The Left must offer an alternative vision. The dramatic growth of socialist organizing and rise in popularity of social democratic politicians should offer great hope. But as the AGM understood, social democracy for the North is not enough. Our socialism must not mean merely a greater share of neocolonial extraction for Northern workers. Our socialism must rightly identify the global nature of our challenge, and unite across borders to confront a globalized capital.

That means internationalizing labor organizing to confront multinational corporations. Changing the rules of trade and investment. Ending tax havens. Building alternatives to the existing intellectual property regime. Holding corporations accountable for abuses in their supply chains. Supporting the struggles of peasants, indigenous peoples, and all global subaltern groups. Democratizing global governance. Opening borders to those displaced by the ravages of global capitalism. Advancing alternative models of development. Transforming, if not abolishing and replacing, the Bretton Woods Institutions. And confronting the all-important threat of climate collapse with, to begin with, a global Green New Deal. These are not minor addendums to a socialist platform. Class war is global. Internationalist demands are fundamental.

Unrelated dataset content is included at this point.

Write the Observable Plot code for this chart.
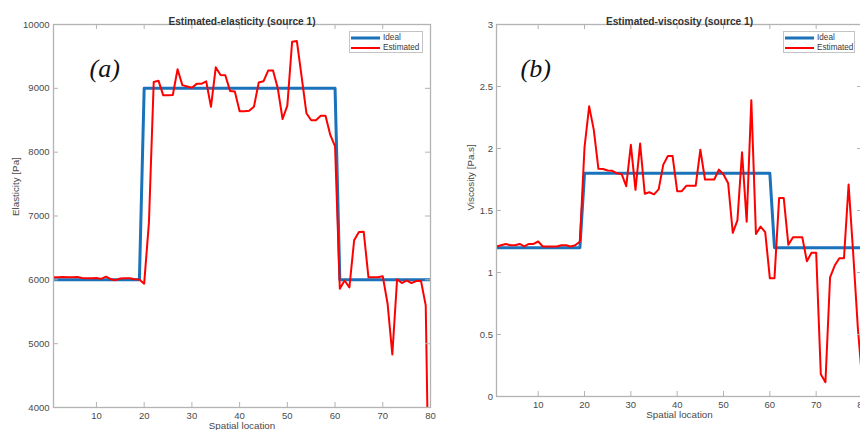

Organizations that remain from the AGM, international labor, and newcomers like Justice Is Global, the Fight Inequality Alliance, and Bernie Sanders and Yanis Varoufakis’s Progressive International, are already struggling for this vision. But its fruition depends on the backing of a far broader movement.

Like the AGM, we must take a global frame of analysis, and see neoliberal globalization as a concerted effort to undermine our power. Unlike the AGM, we must understand that neoliberalism is merely one manifestation of a greater enemy.

Like the AGM, we must build diverse, anti-racist, anti-sexist, anti-xenophobic movements that transcend borders. Unlike the AGM, we must not allow fears of centralization to undermine a coherent platform.

Like the AGM, we must reject a class compromise that sacrifices the possibility of a better world for the crumbs of colonialism. Unlike the AGM, we must build lasting political structures that back our rejection with political power.

20 years ago, the streets of Seattle echoed with a chant that would become the defining motto of the movement: “another world is possible!” It still is – if we’re willing to fight for it.